If we don't point the finger, then we stand accused
Hackneyed phrases from those in power for the last decade should make us focus on what they really mean
WE MUST put the past behind us (as opposed to its usual position in front of us). We must move on. We must think about the future going backward – sorry, going forward. Let’s not indulge in the blame game. Let’s have no finger pointing.
As George Orwell reminded us, cliches usually mask bad politics. The hackneyed nature of the phrases we hear with increasing frequency from those who have held political and economic power for the last decade should make us pay attention to what lies behind them. That underlying message is this: forget about how and why this mess was created, and pull together to get us out of it.
It’s a superficially attractive line. It is also bunkum. Identifying the people and the processes that led to disaster will not in itself make everything better. But we can’t start to climb out of the hole until we understand who dug it, and why.
There’s a simple reason for this: the crisis is moral as well as economic. It has been shaped by the absence, not just of common sense, but of a sense of right and wrong. Niall Fitzgerald, perhaps the most successful Irish business manager of recent decades, put this with succinct clarity when speaking to students at the University of Limerick last week.
Fitzgerald, a former chief executive of Unilever, was a non-executive director of Bank of Ireland in the 1990s. He told the students that, a fortnight ago, he had an “uncomfortable” exchange over dinner with friends, all of whom still hold similar posts.
“I told them: ‘You have to make a choice. Did you not know what was going on? If you didn’t, you must ask yourself, are you a competent director? And if you did know, you were complicit in recklessness and fraud. So which is it? Because there isn’t anything in between’. ”
Fitzgerald went on to suggest that those who are “not prepared to be accountable” should have “no places on the boards [of companies] . . . until you own up to it, you can’t get the seeds of the corrections you need”.
This is true in every country, but especially so in Ireland. It matters in a very particular way here because the root of our home-grown crisis is precisely a culture of “moving on”.
Irish politics, Irish business and Irish society in general have been far too forgiving of incompetence, corruption, fraud and fecklessness. I’ve written many times that what is distinctive about Ireland is not that it is more corrupt than many other European countries, but that there is no price to be paid for getting caught.

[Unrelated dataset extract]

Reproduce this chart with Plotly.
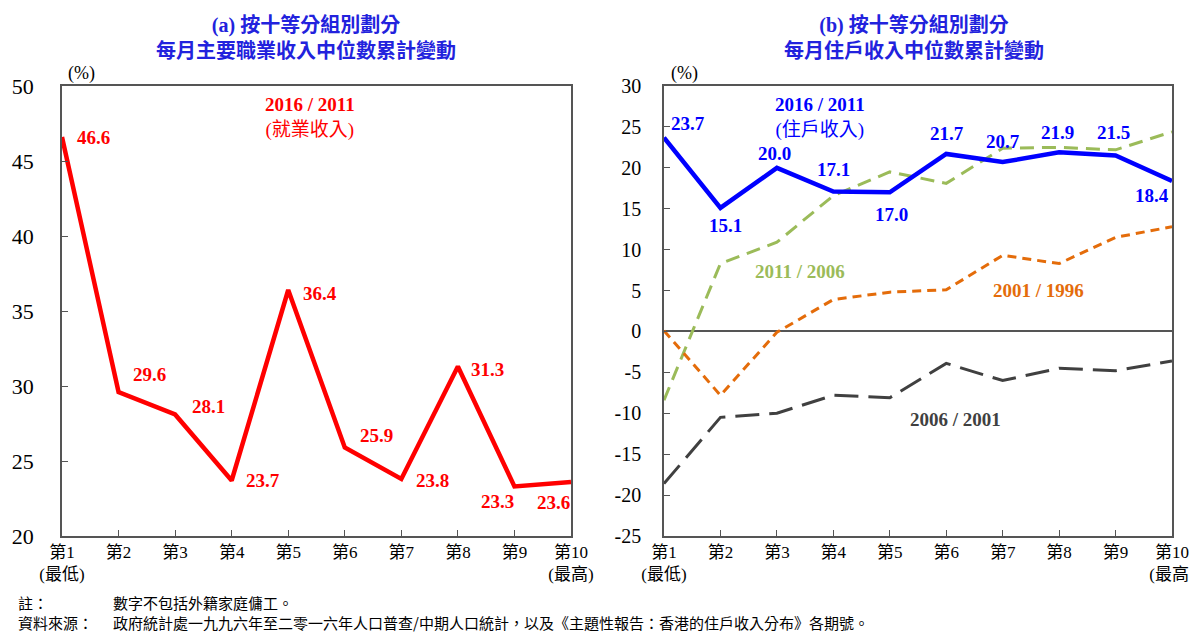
import plotly.graph_objects as go
from plotly.subplots import make_subplots

# ---------------- data ----------------
deciles = list(range(1, 11))
tick_text = ["第1<br>(最低)", "第2", "第3", "第4", "第5", "第6", "第7", "第8", "第9", "第10<br>(最高)"]

emp_2016_2011 = [46.6, 29.6, 28.1, 23.7, 36.4, 25.9, 23.8, 31.3, 23.3, 23.6]

hh_2016_2011 = [23.7, 15.1, 20.0, 17.1, 17.0, 21.7, 20.7, 21.9, 21.5, 18.4]
hh_2011_2006 = [-8.4, 8.3, 10.9, 16.6, 19.5, 18.1, 22.4, 22.5, 22.2, 24.4]
hh_2006_2001 = [-18.6, -10.5, -10.0, -7.8, -8.1, -3.9, -6.0, -4.5, -4.8, -3.6]
hh_2001_1996 = [0.1, -7.8, -0.1, 3.9, 4.8, 5.1, 9.3, 8.3, 11.5, 12.8]

left_ticks = [20, 25, 30, 35, 40, 45, 50]
right_ticks = [-25, -20, -15, -10, -5, 0, 5, 10, 15, 20, 25, 30]

# label offsets (px) for the value labels
emp_off = [(31, 0), (31, 18), (33, 8), (31, 0), (32, -3), (32, 12), (31, -1), (30, -3), (-17, -15), (-18, -20)]
hh_off = [(24, 14), (5, -18), (-2, 14), (0, 22), (2, -22), (1, 20), (0, 21), (-2, 20), (-2, 23), (-20, -15)]

RED = "#FF0000"
BLUE = "#0000FF"
GREEN = "#9BBB59"
ORANGE = "#E46C0A"
GREY = "#404040"
TITLE = "#2222DD"
SERIF = "Liberation Serif, Times New Roman, Noto Sans CJK TC, serif"
CJK = "Noto Sans CJK TC, Liberation Serif, serif"

# the page puts the figure 8px in from the top-left corner
W, H, OFF = 1189, 627, 8


def px(x):
    return (x - OFF) / W


def py(y):
    return 1 - (y - OFF) / H


fig = make_subplots(rows=1, cols=2)

fig.add_trace(go.Scatter(x=deciles, y=emp_2016_2011, mode="lines",
                         line=dict(color=RED, width=4.5), showlegend=False), row=1, col=1)

fig.add_trace(go.Scatter(x=deciles, y=hh_2011_2006, mode="lines",
                         line=dict(color=GREEN, width=3, dash="14px,8px"), showlegend=False), row=1, col=2)
fig.add_trace(go.Scatter(x=deciles, y=hh_2001_1996, mode="lines",
                         line=dict(color=ORANGE, width=3, dash="9px,6px"), showlegend=False), row=1, col=2)
fig.add_trace(go.Scatter(x=deciles, y=hh_2006_2001, mode="lines",
                         line=dict(color=GREY, width=3, dash="24px,10px"), showlegend=False), row=1, col=2)
fig.add_trace(go.Scatter(x=deciles, y=hh_2016_2011, mode="lines",
                         line=dict(color=BLUE, width=4.5), showlegend=False), row=1, col=2)

ann = []
for x, v, (dx, dy) in zip(deciles, emp_2016_2011, emp_off):
    ann.append(dict(x=x, y=v, xref="x", yref="y", text=f"<b>{v:.1f}</b>", showarrow=False,
                    xshift=dx, yshift=dy, font=dict(family=SERIF, size=19, color=RED)))
for x, v, (dx, dy) in zip(deciles, hh_2016_2011, hh_off):
    ann.append(dict(x=x, y=v, xref="x2", yref="y2", text=f"<b>{v:.1f}</b>", showarrow=False,
                    xshift=dx, yshift=dy, font=dict(family=SERIF, size=19, color=BLUE)))

# series labels
ann += [
    dict(x=5.38, y=47.9, xref="x", yref="y", text="<b>2016 / 2011</b><br>(就業收入)", showarrow=False,
         font=dict(family=SERIF, size=19, color=RED)),
    dict(x=3.76, y=26.1, xref="x2", yref="y2", text="<b>2016 / 2011</b><br>(住戶收入)", showarrow=False,
         font=dict(family=SERIF, size=19, color=BLUE)),
    dict(x=3.41, y=7.3, xref="x2", yref="y2", text="<b>2011 / 2006</b>", showarrow=False,
         font=dict(family=SERIF, size=19, color=GREEN)),
    dict(x=7.63, y=5.0, xref="x2", yref="y2", text="<b>2001 / 1996</b>", showarrow=False,
         font=dict(family=SERIF, size=19, color=ORANGE)),
    dict(x=6.16, y=-10.8, xref="x2", yref="y2", text="<b>2006 / 2001</b>", showarrow=False,
         font=dict(family=SERIF, size=19, color=GREY)),
]

# titles and (%) units
ann += [
    dict(x=px(306), y=py(38), xref="paper", yref="paper", xanchor="center", yanchor="middle",
         showarrow=False, text="<b>(a) 按十等分組別劃分<br>每月主要職業收入中位數累計變動</b>",
         font=dict(family=SERIF, size=20, color=TITLE)),
    dict(x=px(914), y=py(38), xref="paper", yref="paper", xanchor="center", yanchor="middle",
         showarrow=False, text="<b>(b) 按十等分組別劃分<br>每月住戶收入中位數累計變動</b>",
         font=dict(family=SERIF, size=20, color=TITLE)),
    dict(x=px(81), y=py(73), xref="paper", yref="paper", xanchor="center", yanchor="middle",
         showarrow=False, text="(%)", font=dict(family=SERIF, size=18, color="black")),
    dict(x=px(684), y=py(73), xref="paper", yref="paper", xanchor="center", yanchor="middle",
         showarrow=False, text="(%)", font=dict(family=SERIF, size=18, color="black")),
]

# footnotes (two columns, two lines each)
foot = dict(xref="paper", yref="paper", xanchor="left", yanchor="middle", align="left", showarrow=False,
            font=dict(family=CJK, size=15, color="black"))
ann += [
    dict(x=px(16), y=py(612), text="註：<br>資料來源：", **foot),
    dict(x=px(111), y=py(612),
         text="數字不包括外籍家庭傭工。<br>"
              "政府統計處一九九六年至二零一六年人口普查/中期人口統計，以及《主題性報告：香港的住戶收入分布》各期號。",
         **foot),
]

axis_line = dict(showline=True, linecolor="#555555", linewidth=1.5, mirror=True, automargin=False,
                 showgrid=False, zeroline=False, ticks="inside", ticklen=6, tickcolor="#555555")

fig.update_xaxes(range=[1, 10], tickvals=deciles, ticktext=tick_text,
                 tickfont=dict(family=SERIF, size=17, color="black"), **axis_line)
fig.update_xaxes(domain=[px(62), px(571)], row=1, col=1)
fig.update_xaxes(domain=[px(664), px(1172)], row=1, col=2)

fig.update_yaxes(**axis_line)
fig.update_yaxes(range=[20, 50], tickvals=left_ticks, ticktext=[str(t) for t in left_ticks],
                 domain=[py(536), py(86)],
                 tickfont=dict(family=SERIF, size=22, color="black"), ticklabelstandoff=22, row=1, col=1)
fig.update_yaxes(range=[-25, 30], tickvals=right_ticks, ticktext=[str(t) for t in right_ticks],
                 domain=[py(536), py(86)],
                 tickfont=dict(family=SERIF, size=20, color="black"), ticklabelstandoff=17,
                 zeroline=True, zerolinecolor="#555555", zerolinewidth=1.5, row=1, col=2)

fig.update_layout(width=W, height=H, margin=dict(l=0, r=0, t=0, b=0),
                  plot_bgcolor="white", paper_bgcolor="white", annotations=ann)

fig.write_html("out.html")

At every level, people simply get away with it. Cheat on your taxes? Here’s an amnesty for you. Still cheating? Pay a penalty and there’s no prosecution. Rake in millions while you’re in public office? You were a patriot to your fingertips. Waste vast amounts of public money on hare-brained projects? You get reappointed to the Cabinet. Get caught lying and cheating? You top the poll. Admit to taking “dig-outs” while minister for finance? Here’s another five-year term as taoiseach.
The result of all of this has been, of course, that nothing changes. When there are no personal consequences, the line between ethical, public-spirited behaviour and the cynical or irresponsible abuse of power becomes ever thinner. The basic social mechanism of punishing the bad and rewarding the good ceases to function.
You end up with incompetent and amoral governance in both public and private spheres.
This is the Orwellian function of the current talk of “moving on” and “going forward”. It means the precise opposite of what it purports to mean. When no one is accountable and everyone gets away with it, we never move on. We don’t go forward, we move round and round in a vicious circle of low standards, engendering cynicism, which tolerates low standards, and so on.
Brian Cowen’s pathetic excuse for an apology on the Late Late Show – “if people want me to apologise, I apologise in the event that people think I did something purposely wrong” – was eloquent testimony to the continuation of this culture. What we are seeing is a systematic attempt to make sure that as much as possible stays the same and that as many as possible of the people who caused the disaster stay in power. The earthquake may flatten the little houses, but the tall towers must remain standing.
If we forgive what has been inflicted on the country by its governing class, there’s nothing that could be unforgivable. If we don’t point fingers at what has happened and who is responsible, we will learn nothing. Without blame, there will be no shame. Shamelessness has been this country’s besetting sin.
If you’re at the right level in society, you can be a fool or a crook (or in Fitzgerald’s more decorous terms, incompetent or complicit), and still be a great fellow.
As the past is wiped clean, we are forever in a new Garden of Eden where the world begins again and our leaders disport themselves, naked and unashamed.